Maryland’s Fort McHenry is rich in history, with a major claim to fame. The Star-Spangled Banner was actually inspired by the fort. During the Battle of Baltimore in 1814 (part of the War of 1812), our troops valiantly defended it, and Francis Scott Key penned the ode to this great country that we still sing so proudly today. Beyond its musical connection, there’s a lot to love — and learn about — at this prominent landmark, which was named for Secretary of War James McHenry. You certainly don’t need to be a history buff to appreciate everything that the fort has to offer.

Inside Fort McHenry, Baltimore, MD.

If it’s your first time, the Visitor Center is a great place to kick things off. A short introduction video will give you a thorough overview of the fort before you head out onto the self-guided tour. You might want to carve out around two hours for your entire visit, as it will take about an hour to make your way through.

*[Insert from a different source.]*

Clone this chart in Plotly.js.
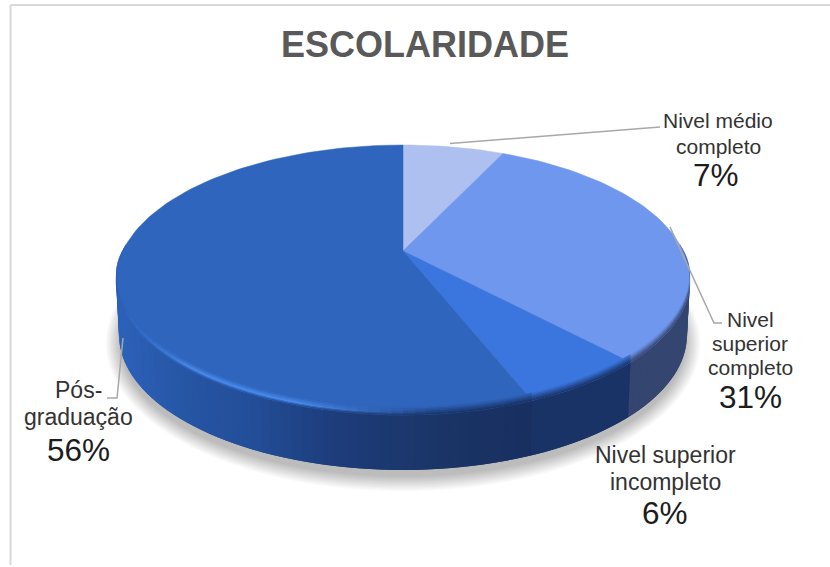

Make sure to check out the barracks as well, where you’ll see uniform and weapons displays, Officers’ Quarters, and the 1814 Guard House.

Beyond the fort itself, there’s also a 42-acre park filled with birds and small animals like reptiles, foxes, mice, and otters that you can admire on the Sea Wall walking trail once you’re through with your tour. There’s also a Research Library on the premises that houses primary documents including maps and letters, but unfortunately, it’s closed to the public.

As for the best time of year to visit? While the Fort is open year-round, summer offers more opportunities for events like ranger talks and special ceremonies that the whole family can enjoy. Have a fourth-grader at home? As part of the Every Kid in a Park program, they’ll get to visit the park for free for a year!

Fort McHenry

As the fort is so close to the bustling city of Baltimore, there are plenty of options in terms of lodging and dining in the vicinity. In addition, you can explore several regional landmarks as well, like the USS Constellation Museum, The Flag House and Star-Spangled Banner Museum, and the Maryland Historical Society Museum — all within a 10-mile drive.